The desert exploded red around a bend early in the day and I made a sort of yawp-caterwaul. I love the ocean, but there’s magic in the desert. Rocks speak, and out here, there isn’t much in the acoustic environment to get between your ears and what they’re saying.
Here’s something these monuments can teach you: how the softer, sandier bits will be blown away by the wind–because there is always wind. And how the finer stuff, the harder, denser stuff will stay. It will withstand eons. So, build your hardness out of beautiful stuff, because one day it will be all that’s left.

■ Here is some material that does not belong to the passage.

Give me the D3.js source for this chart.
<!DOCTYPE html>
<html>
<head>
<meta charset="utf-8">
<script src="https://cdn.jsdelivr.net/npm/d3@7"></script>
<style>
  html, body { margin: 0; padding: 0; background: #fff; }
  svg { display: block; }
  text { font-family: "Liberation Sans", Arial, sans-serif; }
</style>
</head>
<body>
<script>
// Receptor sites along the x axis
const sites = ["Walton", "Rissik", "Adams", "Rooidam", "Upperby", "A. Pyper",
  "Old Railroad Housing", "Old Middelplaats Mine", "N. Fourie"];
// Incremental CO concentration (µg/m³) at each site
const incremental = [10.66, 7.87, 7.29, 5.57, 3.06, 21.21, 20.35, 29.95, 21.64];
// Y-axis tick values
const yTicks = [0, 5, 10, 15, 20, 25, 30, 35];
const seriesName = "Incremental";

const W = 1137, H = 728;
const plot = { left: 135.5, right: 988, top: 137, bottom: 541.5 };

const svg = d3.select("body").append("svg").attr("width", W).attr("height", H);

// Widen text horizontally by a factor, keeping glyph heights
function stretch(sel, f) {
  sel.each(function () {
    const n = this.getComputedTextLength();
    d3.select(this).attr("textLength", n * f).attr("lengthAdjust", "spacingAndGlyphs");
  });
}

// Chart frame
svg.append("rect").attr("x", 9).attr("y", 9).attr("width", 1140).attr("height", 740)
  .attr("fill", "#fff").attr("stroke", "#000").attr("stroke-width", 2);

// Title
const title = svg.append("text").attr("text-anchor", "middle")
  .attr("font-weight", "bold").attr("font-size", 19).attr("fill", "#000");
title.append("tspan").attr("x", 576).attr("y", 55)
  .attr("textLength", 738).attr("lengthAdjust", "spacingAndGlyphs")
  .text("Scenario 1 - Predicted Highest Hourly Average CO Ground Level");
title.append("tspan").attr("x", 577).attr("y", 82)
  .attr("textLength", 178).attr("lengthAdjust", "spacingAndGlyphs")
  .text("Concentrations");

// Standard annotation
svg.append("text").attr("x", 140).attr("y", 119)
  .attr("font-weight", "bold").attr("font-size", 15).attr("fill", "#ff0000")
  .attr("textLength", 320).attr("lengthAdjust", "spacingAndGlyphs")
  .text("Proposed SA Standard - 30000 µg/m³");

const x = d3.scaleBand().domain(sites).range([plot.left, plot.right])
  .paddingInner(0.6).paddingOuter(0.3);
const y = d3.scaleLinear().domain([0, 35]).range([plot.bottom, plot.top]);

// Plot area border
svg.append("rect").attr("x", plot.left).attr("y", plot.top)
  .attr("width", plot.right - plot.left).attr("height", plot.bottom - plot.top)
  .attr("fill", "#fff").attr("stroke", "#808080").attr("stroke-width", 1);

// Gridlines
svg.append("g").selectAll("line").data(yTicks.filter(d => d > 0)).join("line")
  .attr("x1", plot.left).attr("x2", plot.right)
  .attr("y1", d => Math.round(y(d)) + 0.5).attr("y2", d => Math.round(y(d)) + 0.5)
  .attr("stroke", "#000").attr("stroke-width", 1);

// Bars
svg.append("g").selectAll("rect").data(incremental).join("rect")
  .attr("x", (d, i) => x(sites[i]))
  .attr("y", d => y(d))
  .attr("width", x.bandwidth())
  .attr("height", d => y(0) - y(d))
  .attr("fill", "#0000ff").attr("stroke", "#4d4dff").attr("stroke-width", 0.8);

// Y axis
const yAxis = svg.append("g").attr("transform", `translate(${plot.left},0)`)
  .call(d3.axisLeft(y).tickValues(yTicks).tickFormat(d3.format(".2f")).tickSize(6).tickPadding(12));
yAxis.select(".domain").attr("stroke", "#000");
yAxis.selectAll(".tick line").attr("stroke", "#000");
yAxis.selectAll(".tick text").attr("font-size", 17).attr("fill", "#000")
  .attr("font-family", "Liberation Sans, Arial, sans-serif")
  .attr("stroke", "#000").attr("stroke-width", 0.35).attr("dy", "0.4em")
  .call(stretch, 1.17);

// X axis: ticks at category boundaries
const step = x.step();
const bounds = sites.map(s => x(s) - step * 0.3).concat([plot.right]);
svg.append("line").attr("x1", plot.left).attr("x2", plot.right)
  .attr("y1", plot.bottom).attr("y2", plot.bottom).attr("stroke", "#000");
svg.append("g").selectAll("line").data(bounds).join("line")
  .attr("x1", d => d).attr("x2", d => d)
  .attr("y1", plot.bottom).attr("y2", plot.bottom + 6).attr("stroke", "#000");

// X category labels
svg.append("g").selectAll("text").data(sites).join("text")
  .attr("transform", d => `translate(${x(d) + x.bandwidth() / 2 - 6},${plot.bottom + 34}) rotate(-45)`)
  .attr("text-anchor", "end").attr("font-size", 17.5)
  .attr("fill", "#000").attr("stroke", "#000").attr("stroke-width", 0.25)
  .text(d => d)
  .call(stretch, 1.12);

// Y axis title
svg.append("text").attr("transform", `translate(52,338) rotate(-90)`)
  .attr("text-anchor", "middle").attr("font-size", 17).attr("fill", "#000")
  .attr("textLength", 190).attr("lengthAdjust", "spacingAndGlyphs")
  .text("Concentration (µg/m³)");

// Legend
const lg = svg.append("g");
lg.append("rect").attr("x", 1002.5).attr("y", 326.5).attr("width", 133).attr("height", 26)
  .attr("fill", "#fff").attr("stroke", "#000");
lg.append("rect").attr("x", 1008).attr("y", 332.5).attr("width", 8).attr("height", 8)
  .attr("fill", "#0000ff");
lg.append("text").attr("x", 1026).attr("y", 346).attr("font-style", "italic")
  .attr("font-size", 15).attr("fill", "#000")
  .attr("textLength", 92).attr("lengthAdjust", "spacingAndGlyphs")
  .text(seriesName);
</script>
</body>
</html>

The ground today was like a Persian rug… first that fucking red! and then a gray sagey dreariness that gave way to Arizona’s finer pinker clays. The first lavender layer I saw was at the base of a ridge just over the border. I drove right past the Grand Canyon–you’d never know it was there but for the signs, surrounded as it is by ash-white domes and the stretching horizon, right until you almost walk over the edge. After the white hills (like elephants?), the grass got long on the steady climb to Flagstaff. It was a bright yellow against the dark green shrubs, a beautiful contrast. And then, one last mountain for awhile. There was even a welcoming lightning bolt and beardy clouds. It’s called virga when the rain evaporates before it hits the ground (my phone kept correcting it to “virgule” which it sort of looks like)–sometimes all the crying in the world doesn’t get a damn thing wet.
The switchbacked, steep-graded plummet down to Phoenix’s valley is oranges, golds and yellows with dark trees and gray shrubs. I saw a lot of ravens today. And deer, both alive and dead, along the roadway.
I longed for a horse, impossibly, because the car moves too fast. The towheaded grassland was gone before I could take a picture. But the fences and overpasses and semis getting passed in the on-coming lane by F-150s would ruin a horse ride. But just imagine what it was like, when you had no idea what was next, and suddenly, a blood red valley with towers and spires and ship-shaped rocks rising out of the earth stretched out before you. Or, when after two or three or even four days of that, suddenly, the ground swelled up and up and up and there was snow again, when before there had been only the terrifying breath of the sun.
After a day of driving, it is sometimes the case that I see the world “coming at me” in my peripheral vision. It’s a minor distortion: a tunneling-type optical illusion, most noticeable against blank backdrops: a sidewalk, a stuccoed wall. It only lasts a few hours. My body has stopped, so the world obliges by rushing at me.